== PROVIDED MATERIAL ==
══════════

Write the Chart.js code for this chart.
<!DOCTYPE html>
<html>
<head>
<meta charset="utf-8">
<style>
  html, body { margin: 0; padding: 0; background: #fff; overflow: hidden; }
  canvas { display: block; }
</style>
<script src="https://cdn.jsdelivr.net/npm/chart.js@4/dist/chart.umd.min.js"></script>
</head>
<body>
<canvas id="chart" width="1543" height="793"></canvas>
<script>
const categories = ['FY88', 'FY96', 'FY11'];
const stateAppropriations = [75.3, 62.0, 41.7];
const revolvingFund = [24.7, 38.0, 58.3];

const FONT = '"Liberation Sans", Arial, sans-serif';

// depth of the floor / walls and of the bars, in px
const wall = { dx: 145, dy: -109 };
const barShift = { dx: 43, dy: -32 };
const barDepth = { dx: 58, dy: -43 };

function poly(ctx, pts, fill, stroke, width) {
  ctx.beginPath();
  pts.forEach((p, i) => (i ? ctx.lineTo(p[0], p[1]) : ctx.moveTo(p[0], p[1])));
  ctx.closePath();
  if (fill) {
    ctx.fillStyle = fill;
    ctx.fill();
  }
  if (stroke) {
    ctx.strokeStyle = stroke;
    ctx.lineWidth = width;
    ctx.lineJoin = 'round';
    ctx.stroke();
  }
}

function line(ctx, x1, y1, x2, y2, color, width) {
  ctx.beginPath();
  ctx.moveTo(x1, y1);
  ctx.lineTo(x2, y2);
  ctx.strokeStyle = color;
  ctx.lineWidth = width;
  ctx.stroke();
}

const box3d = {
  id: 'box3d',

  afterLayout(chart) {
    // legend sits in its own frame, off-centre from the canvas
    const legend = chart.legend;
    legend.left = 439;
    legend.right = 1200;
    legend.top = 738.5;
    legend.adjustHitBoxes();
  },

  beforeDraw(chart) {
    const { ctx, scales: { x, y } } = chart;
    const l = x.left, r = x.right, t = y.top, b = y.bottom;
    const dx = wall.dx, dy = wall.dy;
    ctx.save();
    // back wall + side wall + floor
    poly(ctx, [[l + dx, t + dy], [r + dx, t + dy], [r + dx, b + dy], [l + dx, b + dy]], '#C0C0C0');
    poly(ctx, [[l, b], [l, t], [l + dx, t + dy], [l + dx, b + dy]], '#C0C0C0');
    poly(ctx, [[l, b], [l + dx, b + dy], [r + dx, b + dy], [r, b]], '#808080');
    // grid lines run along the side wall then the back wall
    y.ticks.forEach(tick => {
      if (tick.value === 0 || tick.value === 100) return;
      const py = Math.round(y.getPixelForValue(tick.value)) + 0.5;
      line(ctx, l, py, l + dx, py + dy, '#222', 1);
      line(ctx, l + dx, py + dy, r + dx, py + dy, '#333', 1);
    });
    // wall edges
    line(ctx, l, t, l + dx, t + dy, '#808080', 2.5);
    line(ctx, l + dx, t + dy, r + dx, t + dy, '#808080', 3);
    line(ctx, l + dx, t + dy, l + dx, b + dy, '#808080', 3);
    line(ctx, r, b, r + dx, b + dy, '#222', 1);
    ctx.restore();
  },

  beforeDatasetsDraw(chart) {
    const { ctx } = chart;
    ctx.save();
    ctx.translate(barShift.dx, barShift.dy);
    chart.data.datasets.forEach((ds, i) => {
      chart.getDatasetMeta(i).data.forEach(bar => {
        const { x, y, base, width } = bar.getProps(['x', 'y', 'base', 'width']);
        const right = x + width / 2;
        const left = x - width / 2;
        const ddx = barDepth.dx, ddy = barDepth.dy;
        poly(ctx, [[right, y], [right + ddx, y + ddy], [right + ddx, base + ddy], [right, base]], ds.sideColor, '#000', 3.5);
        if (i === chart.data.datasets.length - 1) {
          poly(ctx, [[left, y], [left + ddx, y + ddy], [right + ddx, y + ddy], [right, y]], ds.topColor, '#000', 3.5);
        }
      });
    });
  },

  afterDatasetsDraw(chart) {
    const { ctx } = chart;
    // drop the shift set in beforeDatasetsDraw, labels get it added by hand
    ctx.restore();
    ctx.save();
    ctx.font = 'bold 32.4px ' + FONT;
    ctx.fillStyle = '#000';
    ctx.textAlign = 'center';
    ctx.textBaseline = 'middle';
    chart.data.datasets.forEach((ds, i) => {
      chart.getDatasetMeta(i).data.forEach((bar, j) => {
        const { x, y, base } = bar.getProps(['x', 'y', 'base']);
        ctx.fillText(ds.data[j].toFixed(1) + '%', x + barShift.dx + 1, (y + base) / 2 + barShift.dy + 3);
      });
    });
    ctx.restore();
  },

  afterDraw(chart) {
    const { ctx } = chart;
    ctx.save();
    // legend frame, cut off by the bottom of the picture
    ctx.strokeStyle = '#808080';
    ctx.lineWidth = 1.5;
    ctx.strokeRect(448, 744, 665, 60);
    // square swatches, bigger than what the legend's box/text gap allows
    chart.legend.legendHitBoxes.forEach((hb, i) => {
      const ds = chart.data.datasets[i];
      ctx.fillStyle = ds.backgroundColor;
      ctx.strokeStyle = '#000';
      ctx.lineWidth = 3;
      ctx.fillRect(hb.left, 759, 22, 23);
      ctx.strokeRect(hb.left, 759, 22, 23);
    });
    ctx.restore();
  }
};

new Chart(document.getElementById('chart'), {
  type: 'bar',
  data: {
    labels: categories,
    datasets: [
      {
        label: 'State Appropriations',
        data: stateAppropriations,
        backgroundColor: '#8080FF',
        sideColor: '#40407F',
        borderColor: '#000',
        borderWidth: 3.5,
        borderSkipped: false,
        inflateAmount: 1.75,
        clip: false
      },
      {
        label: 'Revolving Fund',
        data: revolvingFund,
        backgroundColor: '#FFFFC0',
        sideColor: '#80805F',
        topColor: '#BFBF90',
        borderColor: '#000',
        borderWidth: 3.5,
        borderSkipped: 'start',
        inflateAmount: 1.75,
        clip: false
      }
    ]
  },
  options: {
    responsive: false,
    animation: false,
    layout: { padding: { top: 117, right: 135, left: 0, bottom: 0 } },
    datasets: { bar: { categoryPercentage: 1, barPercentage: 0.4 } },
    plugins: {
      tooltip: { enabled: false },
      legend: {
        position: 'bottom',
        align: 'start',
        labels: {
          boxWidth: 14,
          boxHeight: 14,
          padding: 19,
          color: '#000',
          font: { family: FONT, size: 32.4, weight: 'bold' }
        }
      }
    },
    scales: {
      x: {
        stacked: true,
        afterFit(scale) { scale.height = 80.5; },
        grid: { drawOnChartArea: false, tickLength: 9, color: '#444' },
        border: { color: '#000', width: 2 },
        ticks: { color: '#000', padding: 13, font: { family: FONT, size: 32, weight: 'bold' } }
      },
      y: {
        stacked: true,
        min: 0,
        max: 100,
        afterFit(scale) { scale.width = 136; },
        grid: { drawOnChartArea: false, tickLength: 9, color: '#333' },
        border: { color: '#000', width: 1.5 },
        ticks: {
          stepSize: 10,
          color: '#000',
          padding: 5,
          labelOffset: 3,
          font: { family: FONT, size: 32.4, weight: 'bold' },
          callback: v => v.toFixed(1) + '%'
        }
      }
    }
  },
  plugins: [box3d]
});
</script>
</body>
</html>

══════════

== WHAT YOU HAVE TO DO ==
Give the lines again, exactly as they stand, from the beginning of the data through the line with "58, dy: -43".

== ANSWER FOR THIS EXERCISE ==
Write the Chart.js code for this chart.
<!DOCTYPE html>
<html>
<head>
<meta charset="utf-8">
<style>
  html, body { margin: 0; padding: 0; background: #fff; overflow: hidden; }
  canvas { display: block; }
</style>
<script src="https://cdn.jsdelivr.net/npm/chart.js@4/dist/chart.umd.min.js"></script>
</head>
<body>
<canvas id="chart" width="1543" height="793"></canvas>
<script>
const categories = ['FY88', 'FY96', 'FY11'];
const stateAppropriations = [75.3, 62.0, 41.7];
const revolvingFund = [24.7, 38.0, 58.3];

const FONT = '"Liberation Sans", Arial, sans-serif';

// depth of the floor / walls and of the bars, in px
const wall = { dx: 145, dy: -109 };
const barShift = { dx: 43, dy: -32 };
const barDepth = { dx: 58, dy: -43 };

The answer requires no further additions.